● WORK TO COMPLETE: Repeat everything from the first line of the listing below through the line that contains "const fmt = v", exactly. Leave out pictures.

_ _ _ _ _

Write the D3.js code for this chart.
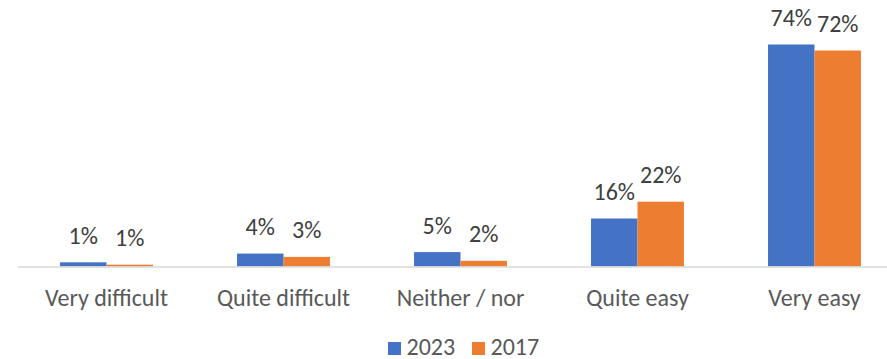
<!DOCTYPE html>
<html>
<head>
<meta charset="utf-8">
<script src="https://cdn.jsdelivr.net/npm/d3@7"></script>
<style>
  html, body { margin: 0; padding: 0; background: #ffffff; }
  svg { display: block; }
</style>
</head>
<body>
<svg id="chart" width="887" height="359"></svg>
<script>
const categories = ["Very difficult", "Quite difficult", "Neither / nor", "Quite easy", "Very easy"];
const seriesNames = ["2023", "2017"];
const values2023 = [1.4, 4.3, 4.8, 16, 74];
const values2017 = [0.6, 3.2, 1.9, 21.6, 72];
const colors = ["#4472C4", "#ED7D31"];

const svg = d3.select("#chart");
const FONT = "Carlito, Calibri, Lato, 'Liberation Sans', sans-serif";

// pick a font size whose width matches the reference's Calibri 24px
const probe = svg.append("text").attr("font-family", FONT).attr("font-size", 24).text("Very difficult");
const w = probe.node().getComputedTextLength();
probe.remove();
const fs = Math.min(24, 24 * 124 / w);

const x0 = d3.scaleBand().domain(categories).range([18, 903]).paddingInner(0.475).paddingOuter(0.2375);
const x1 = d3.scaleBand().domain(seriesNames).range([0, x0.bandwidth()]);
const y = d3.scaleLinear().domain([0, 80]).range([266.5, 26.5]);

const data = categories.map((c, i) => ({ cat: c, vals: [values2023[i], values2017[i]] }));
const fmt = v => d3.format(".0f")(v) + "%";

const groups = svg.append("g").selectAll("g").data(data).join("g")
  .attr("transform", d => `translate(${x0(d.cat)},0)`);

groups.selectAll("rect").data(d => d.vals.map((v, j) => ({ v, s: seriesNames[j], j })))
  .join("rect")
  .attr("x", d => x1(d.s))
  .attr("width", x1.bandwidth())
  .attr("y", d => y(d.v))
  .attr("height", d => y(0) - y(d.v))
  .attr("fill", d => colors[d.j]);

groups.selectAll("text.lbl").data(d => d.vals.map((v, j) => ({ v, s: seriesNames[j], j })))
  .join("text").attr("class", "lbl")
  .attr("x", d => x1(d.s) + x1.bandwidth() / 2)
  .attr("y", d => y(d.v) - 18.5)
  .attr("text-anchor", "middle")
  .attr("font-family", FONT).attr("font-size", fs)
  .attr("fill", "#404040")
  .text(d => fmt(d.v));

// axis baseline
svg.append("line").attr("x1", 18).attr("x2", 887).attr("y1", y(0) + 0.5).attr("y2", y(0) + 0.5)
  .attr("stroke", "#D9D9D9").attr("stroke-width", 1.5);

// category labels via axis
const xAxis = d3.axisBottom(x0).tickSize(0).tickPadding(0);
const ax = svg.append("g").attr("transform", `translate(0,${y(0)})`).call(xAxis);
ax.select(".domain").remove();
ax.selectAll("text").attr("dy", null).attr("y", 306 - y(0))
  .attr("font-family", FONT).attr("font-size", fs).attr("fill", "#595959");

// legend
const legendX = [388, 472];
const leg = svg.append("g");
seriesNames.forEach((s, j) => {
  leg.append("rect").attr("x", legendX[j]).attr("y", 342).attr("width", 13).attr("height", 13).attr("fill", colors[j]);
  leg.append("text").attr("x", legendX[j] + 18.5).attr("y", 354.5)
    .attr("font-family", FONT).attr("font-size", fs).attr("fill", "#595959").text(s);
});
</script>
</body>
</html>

_ _ _ _ _

● TASK RESULT:
Write the D3.js code for this chart.
<!DOCTYPE html>
<html>
<head>
<meta charset="utf-8">
<script src="https://cdn.jsdelivr.net/npm/d3@7"></script>
<style>
  html, body { margin: 0; padding: 0; background: #ffffff; }
  svg { display: block; }
</style>
</head>
<body>
<svg id="chart" width="887" height="359"></svg>
<script>
const categories = ["Very difficult", "Quite difficult", "Neither / nor", "Quite easy", "Very easy"];
const seriesNames = ["2023", "2017"];
const values2023 = [1.4, 4.3, 4.8, 16, 74];
const values2017 = [0.6, 3.2, 1.9, 21.6, 72];
const colors = ["#4472C4", "#ED7D31"];

const svg = d3.select("#chart");
const FONT = "Carlito, Calibri, Lato, 'Liberation Sans', sans-serif";

// pick a font size whose width matches the reference's Calibri 24px
const probe = svg.append("text").attr("font-family", FONT).attr("font-size", 24).text("Very difficult");
const w = probe.node().getComputedTextLength();
probe.remove();
const fs = Math.min(24, 24 * 124 / w);

const x0 = d3.scaleBand().domain(categories).range([18, 903]).paddingInner(0.475).paddingOuter(0.2375);
const x1 = d3.scaleBand().domain(seriesNames).range([0, x0.bandwidth()]);
const y = d3.scaleLinear().domain([0, 80]).range([266.5, 26.5]);

const data = categories.map((c, i) => ({ cat: c, vals: [values2023[i], values2017[i]] }));
const fmt = v => d3.format(".0f")(v) + "%";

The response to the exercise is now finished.